Aunt Elizabeth gave me a 45-minute lesson on the basics of making the collages with dried plant materials and then she said I was on my own. That was over 30 years ago.
I gathered and dried materials I thought held possibilities and sat down to glue. I sat in a chair high up on my deck and glued and glued for two years before I got a 5"x7" card I liked. I also got very good at frisbee-throwing cardboard rejects into the bananas below. In another year I was getting about fifty percent of my constructs to where I thought they were okay and began to sell my work at crafts shows and then at the Maui Crafts Guild.

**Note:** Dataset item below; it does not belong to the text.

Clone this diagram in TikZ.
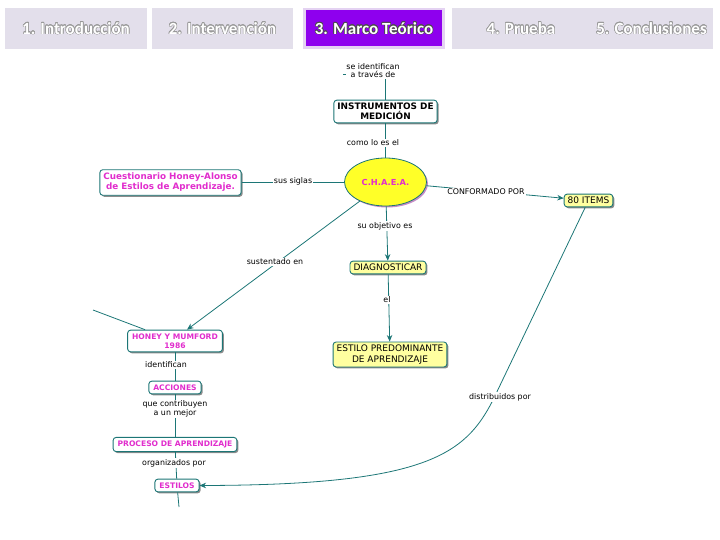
\documentclass[tikz,border=0pt]{standalone}
\usepackage{fontspec}
\setmainfont{DejaVu Sans}
\newfontfamily\carlito{Carlito}
\usepackage{contour}
\contourlength{0.5pt}
\usetikzlibrary{shapes.geometric,shadows,arrows.meta}

\definecolor{lavanda}{RGB}{227,223,235}
\definecolor{morado}{RGB}{142,0,238}
\definecolor{bordemorado}{RGB}{228,210,242}
\definecolor{verdeazul}{RGB}{28,118,118}
\definecolor{rosa}{RGB}{225,45,205}
\definecolor{amarillo}{RGB}{255,255,40}
\definecolor{amarilloclaro}{RGB}{255,255,160}

\tikzset{
  pestana/.style={fill=lavanda, draw=none, minimum height=41pt, inner sep=0pt,
    font=\carlito\bfseries\fontsize{17}{17}\selectfont, text=white},
  concepto/.style={rectangle, rounded corners=3pt, draw=verdeazul, line width=0.9pt,
    fill=white, align=center, inner xsep=4.5pt, inner ysep=3.5pt,
    drop shadow={shadow xshift=1.5pt, shadow yshift=-1.5pt, fill=black!45, opacity=1}},
  conceptorosa/.style={concepto, text=rosa, font=\bfseries\fontsize{7.6}{9}\selectfont},
  conceptoamarillo/.style={concepto, fill=amarilloclaro, inner xsep=3.5pt, inner ysep=3pt,
    font=\fontsize{9}{10.5}\selectfont},
  enlace/.style={fill=white, inner sep=0.8pt, align=center, font=\fontsize{7.9}{8.8}\selectfont},
  conector/.style={draw=verdeazul, line width=0.8pt},
  flecha/.style={conector, -{Stealth[length=6.5pt,width=5.5pt]}}
}

\newcommand{\pestanatexto}[1]{\contour{black!40}{#1}}

\begin{document}
\begin{tikzpicture}[x=1pt,y=-1pt]
\useasboundingbox (0,0) rectangle (720,540);

%pestañas
\node[pestana, minimum width=142pt] (p1) at (76,28.5) {\pestanatexto{1. Introducción}};
\node[pestana, minimum width=141pt] (p2) at (222.5,28.5) {\pestanatexto{2. Intervención}};
\node[pestana, fill=bordemorado, minimum width=142pt] (p3) at (374,28.5) {};
\node[pestana, fill=morado, minimum width=136pt, minimum height=36pt] (p3t) at (374,28.5)
  {\contour{black!70}{3. Marco Teórico}};
\node[pestana, minimum width=138pt] (p4) at (521,28.5) {\pestanatexto{4. Prueba}};
\node[pestana, minimum width=123pt] (p5) at (651.5,28.5) {\pestanatexto{5. Conclusiones}};

%conceptos
\node[concepto, inner xsep=3.5pt, inner ysep=3pt, font=\bfseries\fontsize{8.9}{10}\selectfont]
  (instrumentos) at (385.5,111.5) {INSTRUMENTOS DE\\MEDICIÓN};
\node[ellipse, draw=verdeazul, line width=0.8pt, fill=amarillo, minimum width=82pt,
  minimum height=48pt, text=rosa, font=\bfseries\fontsize{8.3}{9}\selectfont,
  drop shadow={shadow xshift=1.5pt, shadow yshift=-1.5pt, fill=violet!45, opacity=1}]
  (chaea) at (385.5,182) {C.H.A.E.A.};
\node[conceptorosa, inner xsep=3.5pt, font=\bfseries\fontsize{8.8}{10}\selectfont]
  (cuestionario) at (170.5,182.5) {Cuestionario Honey-Alonso\\de Estilos de Aprendizaje.};
\node[conceptoamarillo] (items) at (588.5,200.5) {80 ITEMS};
\node[conceptoamarillo] (diagnosticar) at (388,267.5) {DIAGNOSTICAR};
\node[conceptoamarillo] (predominante) at (390,354.5) {ESTILO PREDOMINANTE\\DE APRENDIZAJE};
\node[conceptorosa] (honey) at (175,341) {HONEY Y MUMFORD\\1986};
\node[conceptorosa] (acciones) at (175,387.5) {ACCIONES};
\node[conceptorosa] (proceso) at (175,444.5) {PROCESO DE APRENDIZAJE};
\node[conceptorosa] (estilos) at (177,485.5) {ESTILOS};

\coordinate (arriba) at (343,74);
\coordinate (arribafin) at (354,74);
\coordinate (arribavert) at (385.5,78);
\coordinate (izq) at (93,310);
\coordinate (abajo) at (179,507);
\coordinate (curva) at (493,400);

%conectores
\draw[conector] (arriba) -- (arribafin);
\draw[conector] (arribavert) -- (instrumentos);
\draw[conector] (instrumentos) -- (chaea);
\draw[conector] (cuestionario) -- (chaea.west |- cuestionario.east);
\draw[flecha] (chaea) -- (items);
\draw[flecha] (chaea) -- (diagnosticar);
\draw[flecha] (diagnosticar) -- (predominante);
\draw[flecha] (chaea) -- ([xshift=12pt]honey.north);
\draw[conector] (izq) -- (honey);
\draw[conector] (honey) -- (acciones);
\draw[conector] (acciones) -- (proceso);
\draw[conector] (proceso) -- (estilos);
\draw[conector] (estilos) -- (abajo);
\draw[flecha] (items) -- (curva) .. controls (465,455) and (425,485) .. (estilos.east);

%enlaces
\node[enlace] (identifican) at (373,70.5) {se identifican\\a través de};
\node[enlace] (comolo) at (373,143) {como lo es el};
\node[enlace] (siglas) at (293,181) {sus siglas};
\node[enlace] (conformado) at (486,192) {CONFORMADO POR};
\node[enlace] (objetivo) at (385,226) {su objetivo es};
\node[enlace] (el) at (387,300) {el};
\node[enlace] (sustentado) at (275,262) {sustentado en};
\node[enlace] (identif) at (166,365) {identifican};
\node[enlace] (contribuyen) at (175,409) {que contribuyen\\a un mejor};
\node[enlace] (organizados) at (174,463) {organizados por};
\node[enlace] (distribuidos) at (500,397) {distribuidos por};

\end{tikzpicture}
\end{document}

By then I had eliminated all of the dried plant fibers I'd been using except banana bark (and some sea grape leaves for added color). This was an attempt to force myself to explore in depth the possibilities of the most durable and versatile of the materials I had tested.
I don't make preliminary drawings or use photographs when I do my work. My work is half what the materials will allow and half my impressions and recall of what I've seen in my life and travels throughout the islands of Hawaii. As a former hunter, fisherman and woodsman, I have been intimately involved with the shape of the land and waters flowing over and around this beautiful place and I incorporate this way of seeing into my work.
In recent years, I've begun exploring the possibilities in the dried stems of taro, especially the large 'ape and the less common black varieties of taro.
We're partners and the best of friends, my materials and me, constantly evolving and changing in our relationship and understanding. I've used banana bark to represent water, sky, stone, and waves as well as feathers and skin. My favorites, however, are still the landscapes that echo the ones Aunt Elizabeth once did.